Mais il s'agit ici du règlement par les parties, et la loi leur laisse une entière liberté de fixer leurs parts respectives dans le fonds social : c'est à elles qu'il appartient d'abord d'évaluer l'importance respective des apports, pour en faire dépendre la part qui reviendra à chacun dans le fonds commun.
Sans doute, si tous les apports consistent directement en argent ou en objets mobiliers ou immobiliers estimés en argent, il est naturel que les droits de tous les associés sur le fonds social soient mesurés sur l'importance respective des apports et qu'ils soient égaux ou inégaux suivant les cas ; mais, même dans ces cas, ils auront dû tenir compte des soins donnés ou à donner par les uns ou les autres aux affaires sociales, ce qui déjà motivera un abandon de la proportionnalité des parts aux apports originaires ; il peut arriver aussi que certains apports soient difficiles à évaluer en argent, comme une industrie, agricole ou manufacturière, une clientèle ou un achalandage, un outillage dont l'usage seul serait apporté à la société.
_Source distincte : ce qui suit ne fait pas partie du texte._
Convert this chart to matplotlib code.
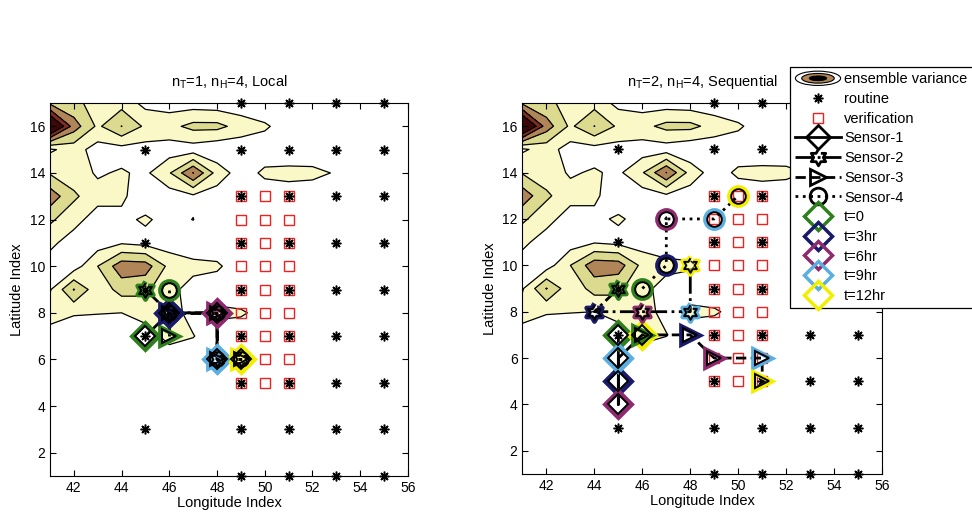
import numpy as np
import matplotlib
matplotlib.use('Agg')
import matplotlib.pyplot as plt
from matplotlib.lines import Line2D
from matplotlib.patches import Ellipse, Patch
from matplotlib.legend_handler import HandlerBase

plt.rcParams['font.family'] = ['Liberation Sans', 'DejaVu Sans']
plt.rcParams['mathtext.default'] = 'regular'

# grid of the ensemble variance field
lon = np.arange(41, 57)
lat = np.arange(1, 18)

# rows from lat 17 (top) down to lat 1, columns lon 41..56
variance_top_down = [
    [2.8, 2.2, 1.7, 1.6, 0.7, 0.5, 0.5, 0.4, 0.3, 0.2, 0.2, 0.2, 0.2, 0.2, 0.2, 0.2],
    [7.0, 3.5, 1.8, 3.02, 1.8, 1.7, 2.3, 2.3, 1.6, 1.15, 0.5, 0.2, 0.2, 0.2, 0.2, 0.2],
    [0.85, 1.4, 0.6, 0.6, 0.6, 0.5, 0.5, 0.2, 0.3, 0.4, 0.3, 0.2, 0.2, 0.2, 0.2, 0.2],
    [1.9, 1.4, 0.9, 1.1, 0.8, 1.9, 4.03, 1.6, 0.5, 1.2, 1.3, 1.3, 0.9, 0.3, 0.2, 0.2],
    [3.6, 2.2, 1.3, 1.15, 0.5, 0.5, 0.8, 0.5, 0.3, 0.4, 0.5, 0.3, 0.2, 0.2, 0.2, 0.2],
    [2.2, 1.3, 0.6, 0.8, 1.12, 0.7, 1.02, 0.3, 0.2, 0.2, 0.2, 0.2, 0.2, 0.2, 0.2, 0.2],
    [1.2, 0.6, 0.5, 0.9, 0.7, 0.5, 0.3, 0.2, 0.2, 0.2, 0.2, 0.2, 0.2, 0.2, 0.2, 0.2],
    [0.6, 0.5, 2.0, 3.6, 3.5, 1.7, 1.3, 1.2, 0.3, 0.2, 0.2, 0.2, 0.2, 0.2, 0.2, 0.2],
    [0.9, 3.05, 1.3, 2.4, 2.2, 1.3, 0.6, 0.3, 0.2, 0.2, 0.2, 0.2, 0.2, 0.2, 0.2, 0.2],
    [1.5, 1.1, 1.05, 1.0, 1.5, 1.5, 0.6, 1.3, 1.15, 0.6, 0.2, 0.2, 0.2, 0.2, 0.2, 0.2],
    [0.5, 0.3, 0.2, 0.3, 0.4, 1.4, 1.05, 0.3, 0.3, 0.2, 0.2, 0.2, 0.2, 0.2, 0.2, 0.2],
    [0.3, 0.2, 0.2, 0.2, 0.2, 0.3, 0.3, 0.2, 0.2, 0.2, 0.2, 0.2, 0.2, 0.2, 0.2, 0.2],
    [0.2, 0.2, 0.2, 0.2, 0.2, 0.2, 0.2, 0.2, 0.2, 0.2, 0.2, 0.2, 0.2, 0.2, 0.2, 0.2],
    [0.2, 0.2, 0.2, 0.2, 0.2, 0.2, 0.2, 0.2, 0.2, 0.2, 0.2, 0.2, 0.2, 0.2, 0.2, 0.2],
    [0.2, 0.2, 0.2, 0.2, 0.2, 0.2, 0.2, 0.2, 0.2, 0.2, 0.2, 0.2, 0.2, 0.2, 0.2, 0.2],
    [0.2, 0.2, 0.2, 0.2, 0.2, 0.2, 0.2, 0.2, 0.2, 0.2, 0.2, 0.2, 0.2, 0.2, 0.2, 0.2],
    [0.2, 0.2, 0.2, 0.2, 0.2, 0.2, 0.2, 0.2, 0.2, 0.2, 0.2, 0.2, 0.2, 0.2, 0.2, 0.2],
]
levels = [1, 2, 3, 4, 5, 100]
level_colors = ['#FAF8C6', '#DCDA8E', '#B08658', '#7E2C22', '#3E0808']

routine_lon = [49, 51, 53, 55, 45, 49, 51, 53, 55, 49, 51, 53, 55, 45, 49, 51, 53, 55,
               45, 49, 51, 53, 55, 45, 49, 51, 53, 55, 49, 51, 53, 55, 45, 49, 51, 53, 55,
               49, 51, 53, 55]
routine_lat = [17, 17, 17, 17, 15, 15, 15, 15, 15, 13, 13, 13, 13, 11, 11, 11, 11, 11,
               9, 9, 9, 9, 9, 7, 7, 7, 7, 7, 5, 5, 5, 5, 3, 3, 3, 3, 3,
               1, 1, 1, 1]

verif_lon = [49, 50, 51] * 9
verif_lat = [13] * 3 + [12] * 3 + [11] * 3 + [10] * 3 + [9] * 3 + [8] * 3 + [7] * 3 + [6] * 3 + [5] * 3

# sensor tracks at t = 0, 3, 6, 9, 12 hr
local_lon = [[45, 46, 48, 48, 49], [45, 46, 48, 48, 49], [46, 46, 48, 48, 49], [46, 46, 48, 48, 49]]
local_lat = [[7, 8, 8, 6, 6], [9, 8, 8, 6, 6], [7, 8, 8, 6, 6], [9, 8, 8, 6, 6]]
seq_lon = [[45, 45, 45, 45, 46], [45, 44, 46, 48, 48], [46, 48, 49, 51, 51], [46, 47, 47, 49, 50]]
seq_lat = [[7, 5, 4, 6, 7], [9, 8, 8, 8, 10], [7, 7, 6, 6, 5], [9, 10, 12, 12, 13]]

sensor_names = ['Sensor-1', 'Sensor-2', 'Sensor-3', 'Sensor-4']
time_names = ['t=0', 't=3hr', 't=6hr', 't=9hr', 't=12hr']
time_colors = ['#2F7F1F', '#1A1A6A', '#8E2A6E', '#5AAEE0', '#F2EE00']

ang = np.deg2rad(90 + 30 * np.arange(12))
rad = np.where(np.arange(12) % 2 == 0, 1.0, 0.577)
hexagram = list(zip(rad * np.cos(ang), rad * np.sin(ang)))
sensor_markers = ['D', hexagram, '>', 'o']
sensor_styles = ['-', '-.', '--', ':']


class VarianceHandler(HandlerBase):
    def create_artists(self, legend, orig_handle, xdescent, ydescent, width, height, fontsize, trans):
        cx = 0.5 * width - xdescent
        cy = 0.5 * height - ydescent
        out = []
        for sw, sh, fc in [(1.0, 1.4, 'white'), (0.72, 0.95, '#B08658'), (0.38, 0.45, 'black')]:
            out.append(Ellipse((cx, cy), width * sw, height * sh, facecolor=fc,
                               edgecolor='k', lw=0.8, transform=trans))
        return out


def draw_panel(ax, s_lon, s_lat, title):
    Z = np.flipud(np.array(variance_top_down))
    ax.contourf(lon, lat, Z, levels=levels, colors=level_colors)
    ax.contour(lon, lat, Z, levels=levels[:-1], colors='k', linewidths=0.9)
    ax.plot(verif_lon, verif_lat, ls='none', marker='s', ms=6.5, mfc='none', mec='#F02020',
            mew=1.0, clip_on=False, zorder=3)
    ax.plot(routine_lon, routine_lat, ls='none', marker=(8, 2, 0), ms=7, color='k',
            mew=1.1, clip_on=False, zorder=4)
    for i in range(4):
        ax.plot(s_lon[i], s_lat[i], color='k', ls=sensor_styles[i], lw=2, zorder=5)
        for t in range(5):
            ax.plot(s_lon[i][t], s_lat[i][t], ls='none', marker=sensor_markers[i], ms=13,
                    mfc='none', mec=time_colors[t], mew=3.4, zorder=6)
            ax.plot(s_lon[i][t], s_lat[i][t], ls='none', marker=sensor_markers[i], ms=10.5,
                    mfc='none', mec='k', mew=1.4, zorder=7)
    ax.set_xlim(41, 56)
    ax.set_ylim(1, 17)
    ax.set_xticks(range(42, 57, 2))
    ax.set_yticks(range(2, 17, 2))
    ax.tick_params(direction='in', top=True, right=True, length=4, labelsize=10)
    ax.set_xlabel('Longitude Index', fontsize=10.5, labelpad=1)
    ax.set_ylabel('Latitude Index', fontsize=10.5, labelpad=4)
    ax.set_title(title, fontsize=10.5, pad=12)


fig = plt.figure(figsize=(9.72, 5.13), dpi=100)
ax1 = fig.add_axes([0.0514, 0.0721, 0.3683, 0.7271])
ax2 = fig.add_axes([0.5375, 0.0760, 0.3700, 0.7232])
draw_panel(ax1, local_lon, local_lat, '$n_T$=1, $n_H$=4, Local')
draw_panel(ax2, seq_lon, seq_lat, '$n_T$=2, $n_H$=4, Sequential')

var_handle = Patch()
handles = [var_handle,
           Line2D([], [], ls='none', marker=(8, 2, 0), ms=7, color='k', mew=1.1),
           Line2D([], [], ls='none', marker='s', ms=6.5, mfc='none', mec='#F02020', mew=1.0)]
for i in range(4):
    handles.append(Line2D([], [], color='k', ls=sensor_styles[i], lw=2, marker=sensor_markers[i],
                          ms=12, mfc='none', mec='k', mew=2))
for t in range(5):
    handles.append(Line2D([], [], ls='none', marker='D', ms=14, mfc='none',
                          mec=time_colors[t], mew=2.5))
labels = ['ensemble variance', 'routine', 'verification'] + sensor_names + time_names

leg = fig.legend(handles, labels, loc='upper left', bbox_to_anchor=(783 / 972, 1 - 60 / 513),
                 fontsize=10.5, handlelength=3.1, handletextpad=0.25, borderpad=0.35,
                 labelspacing=0.39, fancybox=False, edgecolor='k', framealpha=1,
                 handler_map={var_handle: VarianceHandler()})
leg.get_frame().set_linewidth(0.9)

fig.savefig('out.png', dpi=100)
On conçoit donc que les parties aient une liberté, sinon absolue, au moins considérable, pour le règlement des parts respectives.
Nous verrons à l'article 138 deux restrictions à cette liberté.
La loi ne va pas jusqu'à supposer que le fonds social ait été complètement épuisé par les pertes et qu'en fin de compte il n'y ait à supporter que des pertes ou un passif. La règle est la même : il n'y a pas de raison de différence entre les pertes qui épuisent le capital et celles qui l'excèdent. Du reste, l'article suivant suffît à lever les doutes à cet égard.
Cet article ne prévoit que le partage final du fonds social, augmenté des bénéfices ou diminué des pertes ; mais il faut l'étendre, naturellement, aux partages de bénéfices ou de pertes qui a lieu au cours de la société à des époques plus ou moins périodiques.